[Dataset excerpt]

────────

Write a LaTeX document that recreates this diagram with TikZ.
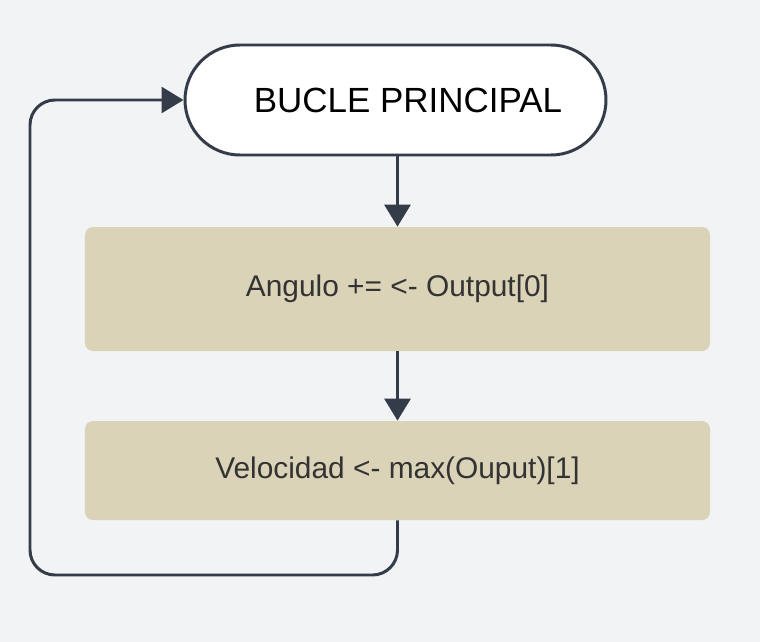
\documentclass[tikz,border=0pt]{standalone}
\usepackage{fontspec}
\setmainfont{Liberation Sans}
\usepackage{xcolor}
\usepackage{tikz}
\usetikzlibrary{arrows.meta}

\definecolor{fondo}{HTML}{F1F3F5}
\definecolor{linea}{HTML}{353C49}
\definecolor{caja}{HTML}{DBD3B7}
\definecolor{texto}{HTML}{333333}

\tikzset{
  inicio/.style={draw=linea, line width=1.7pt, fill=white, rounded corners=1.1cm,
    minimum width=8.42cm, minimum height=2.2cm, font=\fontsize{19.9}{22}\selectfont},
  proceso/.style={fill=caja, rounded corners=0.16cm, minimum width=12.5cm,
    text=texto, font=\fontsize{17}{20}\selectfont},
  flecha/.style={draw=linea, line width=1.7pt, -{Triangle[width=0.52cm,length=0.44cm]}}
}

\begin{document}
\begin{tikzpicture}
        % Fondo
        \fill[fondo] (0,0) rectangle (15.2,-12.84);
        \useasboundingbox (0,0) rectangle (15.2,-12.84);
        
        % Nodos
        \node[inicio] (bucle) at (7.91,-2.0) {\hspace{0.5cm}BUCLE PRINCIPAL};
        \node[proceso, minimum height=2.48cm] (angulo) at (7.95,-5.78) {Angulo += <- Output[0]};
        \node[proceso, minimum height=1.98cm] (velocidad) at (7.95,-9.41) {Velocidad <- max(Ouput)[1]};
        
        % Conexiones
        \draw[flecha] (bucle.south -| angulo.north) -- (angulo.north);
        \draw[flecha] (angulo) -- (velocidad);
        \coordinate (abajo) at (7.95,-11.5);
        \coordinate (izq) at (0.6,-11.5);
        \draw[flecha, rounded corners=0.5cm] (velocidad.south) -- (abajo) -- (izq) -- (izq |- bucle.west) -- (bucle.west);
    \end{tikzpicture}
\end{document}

────────

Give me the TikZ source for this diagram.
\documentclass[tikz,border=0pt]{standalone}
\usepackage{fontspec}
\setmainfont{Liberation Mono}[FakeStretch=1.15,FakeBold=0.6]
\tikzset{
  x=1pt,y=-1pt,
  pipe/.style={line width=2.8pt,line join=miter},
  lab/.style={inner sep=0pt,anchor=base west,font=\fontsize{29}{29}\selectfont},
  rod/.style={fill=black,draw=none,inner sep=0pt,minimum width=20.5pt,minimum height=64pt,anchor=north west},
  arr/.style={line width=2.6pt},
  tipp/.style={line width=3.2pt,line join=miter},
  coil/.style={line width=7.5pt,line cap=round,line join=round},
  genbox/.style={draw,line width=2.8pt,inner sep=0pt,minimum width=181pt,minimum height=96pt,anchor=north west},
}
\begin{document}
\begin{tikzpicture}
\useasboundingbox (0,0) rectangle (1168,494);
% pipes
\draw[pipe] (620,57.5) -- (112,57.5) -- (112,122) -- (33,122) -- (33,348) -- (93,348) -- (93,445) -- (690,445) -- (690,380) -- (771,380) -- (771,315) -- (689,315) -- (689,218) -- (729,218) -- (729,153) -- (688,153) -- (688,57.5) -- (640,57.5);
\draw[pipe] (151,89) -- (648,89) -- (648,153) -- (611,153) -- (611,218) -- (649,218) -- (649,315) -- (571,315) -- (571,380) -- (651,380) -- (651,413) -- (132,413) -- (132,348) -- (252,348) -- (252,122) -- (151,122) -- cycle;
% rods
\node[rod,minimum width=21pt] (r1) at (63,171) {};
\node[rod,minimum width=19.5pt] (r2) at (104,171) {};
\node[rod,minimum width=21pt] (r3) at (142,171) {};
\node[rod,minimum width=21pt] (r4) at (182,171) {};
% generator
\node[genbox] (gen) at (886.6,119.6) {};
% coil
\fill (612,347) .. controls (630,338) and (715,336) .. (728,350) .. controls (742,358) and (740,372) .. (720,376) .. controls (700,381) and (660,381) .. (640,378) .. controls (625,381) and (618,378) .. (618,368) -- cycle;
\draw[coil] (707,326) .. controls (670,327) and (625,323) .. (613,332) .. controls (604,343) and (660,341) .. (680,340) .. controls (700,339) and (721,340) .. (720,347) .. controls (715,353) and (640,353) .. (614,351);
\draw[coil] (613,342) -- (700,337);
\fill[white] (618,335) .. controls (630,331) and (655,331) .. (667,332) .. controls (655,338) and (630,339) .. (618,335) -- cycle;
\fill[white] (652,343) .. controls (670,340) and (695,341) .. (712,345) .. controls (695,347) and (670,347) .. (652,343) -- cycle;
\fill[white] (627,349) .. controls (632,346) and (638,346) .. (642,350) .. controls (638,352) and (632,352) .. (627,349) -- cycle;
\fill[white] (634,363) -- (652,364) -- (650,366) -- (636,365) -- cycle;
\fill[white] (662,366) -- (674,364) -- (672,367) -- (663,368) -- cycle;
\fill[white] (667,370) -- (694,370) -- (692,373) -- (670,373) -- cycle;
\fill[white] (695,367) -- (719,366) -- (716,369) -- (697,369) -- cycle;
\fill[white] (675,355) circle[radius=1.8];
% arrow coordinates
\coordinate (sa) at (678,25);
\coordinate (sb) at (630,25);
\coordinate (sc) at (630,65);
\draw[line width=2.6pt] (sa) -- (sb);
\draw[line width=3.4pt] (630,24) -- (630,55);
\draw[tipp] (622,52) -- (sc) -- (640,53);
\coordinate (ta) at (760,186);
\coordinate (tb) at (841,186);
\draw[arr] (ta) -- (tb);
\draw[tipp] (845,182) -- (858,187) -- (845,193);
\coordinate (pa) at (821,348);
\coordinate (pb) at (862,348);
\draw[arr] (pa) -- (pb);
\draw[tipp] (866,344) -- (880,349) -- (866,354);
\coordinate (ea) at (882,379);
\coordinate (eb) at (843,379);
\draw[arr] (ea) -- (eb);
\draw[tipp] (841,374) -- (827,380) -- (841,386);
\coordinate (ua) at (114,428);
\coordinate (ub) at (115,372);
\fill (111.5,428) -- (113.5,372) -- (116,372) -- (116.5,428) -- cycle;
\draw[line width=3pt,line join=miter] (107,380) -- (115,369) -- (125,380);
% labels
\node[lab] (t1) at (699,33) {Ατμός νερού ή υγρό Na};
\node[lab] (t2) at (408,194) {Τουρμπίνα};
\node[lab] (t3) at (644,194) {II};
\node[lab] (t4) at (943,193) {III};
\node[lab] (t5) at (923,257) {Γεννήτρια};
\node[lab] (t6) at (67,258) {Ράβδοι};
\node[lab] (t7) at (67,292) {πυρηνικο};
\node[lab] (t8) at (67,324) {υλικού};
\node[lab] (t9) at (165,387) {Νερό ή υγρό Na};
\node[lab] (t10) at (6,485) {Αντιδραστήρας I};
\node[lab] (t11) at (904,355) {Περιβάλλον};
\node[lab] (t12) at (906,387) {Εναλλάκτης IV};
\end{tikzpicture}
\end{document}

────────

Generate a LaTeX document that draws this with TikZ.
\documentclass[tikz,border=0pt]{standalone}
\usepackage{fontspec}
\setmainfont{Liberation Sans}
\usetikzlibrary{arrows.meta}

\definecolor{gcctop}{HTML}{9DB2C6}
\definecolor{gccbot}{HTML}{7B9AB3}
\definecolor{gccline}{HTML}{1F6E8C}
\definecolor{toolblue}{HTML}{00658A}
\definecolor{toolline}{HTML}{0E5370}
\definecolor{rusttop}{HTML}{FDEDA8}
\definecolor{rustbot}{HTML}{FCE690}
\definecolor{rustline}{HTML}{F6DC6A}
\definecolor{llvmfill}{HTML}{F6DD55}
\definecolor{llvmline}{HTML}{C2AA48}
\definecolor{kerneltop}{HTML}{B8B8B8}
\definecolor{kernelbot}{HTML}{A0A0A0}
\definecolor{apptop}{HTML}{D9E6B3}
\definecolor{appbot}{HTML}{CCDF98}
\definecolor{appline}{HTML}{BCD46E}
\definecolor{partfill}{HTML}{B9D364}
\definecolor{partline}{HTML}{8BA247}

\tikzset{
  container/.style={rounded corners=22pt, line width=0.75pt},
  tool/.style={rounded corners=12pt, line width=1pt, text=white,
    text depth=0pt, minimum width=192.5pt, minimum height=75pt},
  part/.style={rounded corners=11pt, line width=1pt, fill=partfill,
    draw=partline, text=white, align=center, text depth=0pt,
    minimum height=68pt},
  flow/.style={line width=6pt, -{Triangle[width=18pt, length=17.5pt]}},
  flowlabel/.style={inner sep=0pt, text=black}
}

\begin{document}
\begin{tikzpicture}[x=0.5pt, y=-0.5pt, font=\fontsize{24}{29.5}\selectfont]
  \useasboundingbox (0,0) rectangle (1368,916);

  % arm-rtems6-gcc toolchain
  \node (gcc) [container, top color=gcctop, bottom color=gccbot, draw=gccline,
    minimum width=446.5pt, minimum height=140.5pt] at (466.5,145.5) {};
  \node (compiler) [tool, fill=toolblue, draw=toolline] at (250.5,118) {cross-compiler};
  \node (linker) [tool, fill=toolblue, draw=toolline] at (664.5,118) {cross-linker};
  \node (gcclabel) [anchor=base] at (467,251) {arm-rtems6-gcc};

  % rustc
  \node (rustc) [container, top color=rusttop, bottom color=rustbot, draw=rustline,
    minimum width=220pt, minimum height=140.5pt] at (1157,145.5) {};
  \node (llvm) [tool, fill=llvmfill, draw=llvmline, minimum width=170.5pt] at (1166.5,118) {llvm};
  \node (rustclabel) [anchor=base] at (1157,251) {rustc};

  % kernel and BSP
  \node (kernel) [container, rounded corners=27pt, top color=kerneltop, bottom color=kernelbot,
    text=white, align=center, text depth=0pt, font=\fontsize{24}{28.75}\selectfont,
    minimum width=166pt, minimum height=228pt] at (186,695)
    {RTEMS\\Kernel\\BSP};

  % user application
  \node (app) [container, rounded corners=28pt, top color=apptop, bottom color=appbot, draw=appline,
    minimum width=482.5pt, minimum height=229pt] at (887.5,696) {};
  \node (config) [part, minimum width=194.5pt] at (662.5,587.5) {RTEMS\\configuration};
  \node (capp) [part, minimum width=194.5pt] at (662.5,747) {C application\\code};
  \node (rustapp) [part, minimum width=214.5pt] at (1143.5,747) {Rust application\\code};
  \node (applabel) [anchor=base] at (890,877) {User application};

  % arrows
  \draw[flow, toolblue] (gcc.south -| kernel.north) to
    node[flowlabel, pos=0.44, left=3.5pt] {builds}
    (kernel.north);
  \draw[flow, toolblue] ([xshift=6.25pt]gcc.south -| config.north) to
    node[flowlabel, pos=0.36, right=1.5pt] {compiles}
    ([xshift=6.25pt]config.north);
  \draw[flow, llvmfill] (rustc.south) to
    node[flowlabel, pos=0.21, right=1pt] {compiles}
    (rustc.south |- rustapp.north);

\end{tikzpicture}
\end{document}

────────

Take the material above and output only the lines from the one that contains "Write a LaTeX" through the one that contains "minimum height=1.98cm] (velocidad)", ends included and images left out.

**THE RESPONSE**
Write a LaTeX document that recreates this diagram with TikZ.
\documentclass[tikz,border=0pt]{standalone}
\usepackage{fontspec}
\setmainfont{Liberation Sans}
\usepackage{xcolor}
\usepackage{tikz}
\usetikzlibrary{arrows.meta}

\definecolor{fondo}{HTML}{F1F3F5}
\definecolor{linea}{HTML}{353C49}
\definecolor{caja}{HTML}{DBD3B7}
\definecolor{texto}{HTML}{333333}

\tikzset{
  inicio/.style={draw=linea, line width=1.7pt, fill=white, rounded corners=1.1cm,
    minimum width=8.42cm, minimum height=2.2cm, font=\fontsize{19.9}{22}\selectfont},
  proceso/.style={fill=caja, rounded corners=0.16cm, minimum width=12.5cm,
    text=texto, font=\fontsize{17}{20}\selectfont},
  flecha/.style={draw=linea, line width=1.7pt, -{Triangle[width=0.52cm,length=0.44cm]}}
}

\begin{document}
\begin{tikzpicture}
        % Fondo
        \fill[fondo] (0,0) rectangle (15.2,-12.84);
        \useasboundingbox (0,0) rectangle (15.2,-12.84);
        
        % Nodos
        \node[inicio] (bucle) at (7.91,-2.0) {\hspace{0.5cm}BUCLE PRINCIPAL};
        \node[proceso, minimum height=2.48cm] (angulo) at (7.95,-5.78) {Angulo += <- Output[0]};
        \node[proceso, minimum height=1.98cm] (velocidad) at (7.95,-9.41) {Velocidad <- max(Ouput)[1]};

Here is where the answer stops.